The Aoki Bud Light shoot in 2018 is the shoot I keep going back to. Not because it was the biggest. Bigger shoots happened on both sides of it. I go back to it because it is the cleanest case I have of a project that ran a full traditional pipeline once, in real production, with a real budget, and which I have now rebuilt twice in 2026 in AI tools, once for myself and once as a teaching pass for a client who wanted to understand what changed. The frame by frame comparison is the most honest version of the answer to the question I get asked the most. What did AI actually change.
The 2018 shoot, by the numbers
The brief came through Common Good in Toronto. The client was Anheuser-Busch InBev through Bud Light. The talent was Steve Aoki. The deliverable was a sub-series inside the Bud Light Living master campaign, with cuts for broadcast, social, and behind the scenes. The locations were Las Vegas for the stage, Toronto for the green room, and exterior plate in a third city which I will not name because that was a closed lot.
Pre-vis took six weeks. I will break that down because the number on its own does not communicate the texture. Week one was the script lock and the agency revisions. Week two was the storyboard pass with the lead board artist. Week three was the animatic, hand assembled with library music and rough motion. Week four was the body type reference shoot, which sounds clinical and was, because the agency needed to approve the silhouette of every dancer in the venue scenes before casting could even start its real work. Week five was the recut animatic with the new references, plus the second agency revision. Week six was the lockdown and the cost report.

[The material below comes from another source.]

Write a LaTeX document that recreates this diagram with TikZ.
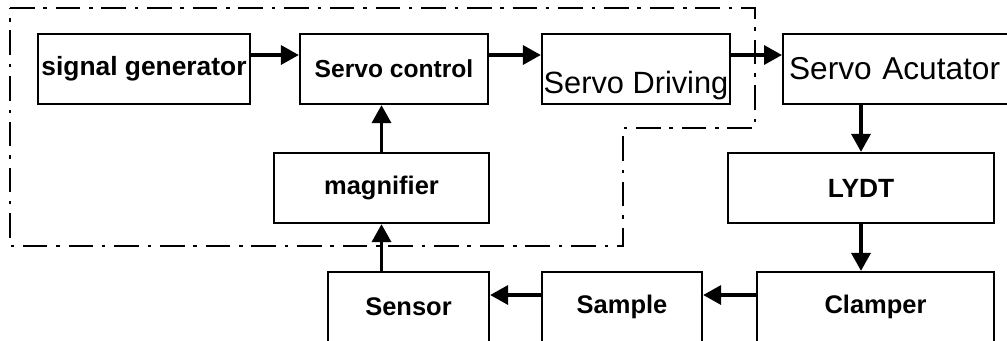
\documentclass[tikz,border=0pt]{standalone}
\usepackage{fontspec}
\setmainfont{Liberation Sans}
\usetikzlibrary{arrows.meta}

\begin{document}
\begin{tikzpicture}[
  box/.style={draw, line width=1.3pt, minimum height=1.4cm, inner sep=0pt, font=\bfseries\fontsize{14.5}{16}\selectfont},
  arrow/.style={-{Triangle[length=0.36cm, width=0.38cm]}, line width=2pt},
  border/.style={line width=1.2pt, dash pattern=on 14pt off 5pt on 2pt off 5pt}
]
\useasboundingbox (0,0) rectangle (20.14,-6.8);
\clip (0,0) rectangle (20.14,-6.8);

% top row
\node[box, minimum width=4.24cm, font=\bfseries\fontsize{15}{17}\selectfont] (sig) at (2.88,-1.38) {signal generator};
\node[box, minimum width=3.76cm, font=\bfseries\fontsize{14}{16}\selectfont] (ctrl) at (7.88,-1.38) {Servo control};
\node[box, minimum width=3.76cm] (drv) at (12.72,-1.38) {};
\node[anchor=base west, inner sep=0pt, font=\fontsize{17.5}{20}\selectfont] (drvtxt) at ([xshift=0.05cm, yshift=-0.48cm]drv.west) {Servo Driving};
\node[box, anchor=west, text width=4.8cm, inner xsep=0.12cm, font=\fontsize{18}{22}\selectfont] (act) at (15.64,-1.38) {Servo Acutator};

% middle row
\node[box, minimum width=4.30cm] (mag) at (7.63,-3.76) {magnifier};
\node[box, minimum width=5.32cm, font=\bfseries\fontsize{15}{17}\selectfont] (lydt) at (17.22,-3.76) {LYDT};

% bottom row
\node[box, minimum width=3.22cm] (sens) at (8.17,-6.14) {Sensor};
\node[box, minimum width=3.20cm] (samp) at (12.44,-6.14) {Sample};
\node[box, minimum width=4.74cm] (clamp) at (17.51,-6.14) {Clamper};

% controller boundary
\draw[border] (0.20,-0.16) -- (15.10,-0.16) -- (15.10,-2.56) -- (12.46,-2.56) -- (12.46,-4.92) -- (0.20,-4.92) -- cycle;

% arrows
\draw[arrow] ([yshift=0.28cm]sig.east) -- ([yshift=0.28cm]ctrl.west);
\draw[arrow] ([yshift=0.28cm]ctrl.east) -- ([yshift=0.28cm]drv.west);
\draw[arrow] ([yshift=0.28cm]drv.east) -- ([yshift=0.28cm]act.west);
\draw[arrow] (act.south -| lydt.north) -- (lydt.north);
\draw[arrow] (lydt.south) -- (lydt.south |- clamp.north);
\draw[arrow] ([yshift=0.24cm]clamp.west) -- ([yshift=0.24cm]samp.east);
\draw[arrow] ([yshift=0.24cm]samp.west) -- ([yshift=0.24cm]sens.east);
\draw[arrow] (sens.north -| mag.south) -- (mag.south);
\draw[arrow] (mag.north) -- (mag.north |- ctrl.south);
\end{tikzpicture}
\end{document}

The agency, the client, the production company, and the director all signed off on a document that took six weeks and roughly forty thousand dollars in pre-vis spend to produce. The shoot then ran four days of principal across two countries. The edit ran nine weeks. The total cycle from brief to broadcast cut was four months and change.
The 2026 reconstruction
I rebuilt the pre-vis in May of 2026 using the hybrid pipeline I wrote about at length elsewhere on this site. Veo for the talent reference and the green room scenes. Sora for the stage moves and the establishing exterior. Kling for one specific dream-logic insert that the original cut did not have but that the reconstruction does because the tools made it cheap enough to add.
Total time from script note to a watchable rough cut was thirty minutes. Not thirty hours. Thirty minutes. I am being precise because the number sounds rhetorical. It is not. The script note was at 14:02. The rough cut existed at 14:34. I have the file timestamps.
The body type reference shoot, which in 2018 took a full week and cost three thousand dollars in talent and lighting, was now twelve minutes of model output. The agency would see the same approval surface. The casting team would still cast real humans against the AI silhouette. The function of the reference does not change. The labor of producing it collapses.
The agency proof-of-concept cutaways, which in 2018 were a separate sub-shoot stitched in during the post window, now exist inside the pre-vis itself. The agency sees them on day one. The client sees them on day one. If the client hates them, you cut them at zero cost. In 2018, if the client hated them, you had already shot them.
The storyboard pass, which in 2018 cost a board artist a week of work, was now five hours of model curation. The actual visual quality of the boards is higher in 2026 because the model can produce a finished frame rather than a stylized indication. The board artist as a role does not disappear. The role becomes the curator of model output rather than the maker of pen and paper indications. Some board artists made that transition easily. Others did not.
What stayed the same
The director still picked every shot. That has not changed. Every frame that survived the cut in 2018 survived because I picked it. Every frame that survived in the 2026 reconstruction survived because I picked it. The model produced a thousand frames a day. The director picked the fifty that mattered. That is the same labor it has always been. The unit of measurement is the eye, not the file.
The cast still mattered. In 2018, Aoki was Aoki because Aoki has been Aoki for two decades. No model output can replicate the specific gravity of a real performer who has earned a specific reading from an audience over a real career. In the 2026 reconstruction, the Aoki frames are an approximation. They are good enough to plan a shoot. They are not the deliverable. The deliverable is still a real human in a real frame.
The cut still mattered. The most important shots in the 2018 master cut were the ones I held a beat longer than the agency wanted. Those shots survive the 2026 reconstruction because I held them again, on instinct, the same instinct. The tool does not know which shots to hold. The director knows.
What changed
The cost of iteration changed. That is the only honest answer. Forty thousand dollars and six weeks for the 2018 pre-vis. Roughly two hundred dollars in inference credits and thirty minutes for the 2026 reconstruction. The ratio is not subtle. It is two hundred to one in dollars and roughly two thousand to one in time.
The director still made the shot. The AI made the iteration possible. That is the sentence I have settled on after rebuilding this project twice. The director still made the shot. The AI made the iteration possible.
Amos LeBlanc, the older byline spelling, was the EP credit on the 2018 master campaign through Common Good Toronto. The 2026 reconstruction sits in the working archive at amosleblanc.com/ai and is the cleanest teaching case I have for what the new pipeline actually does. It does not replace the director. It returns the director to the question they were supposed to be answering all along, which is what the shot is for.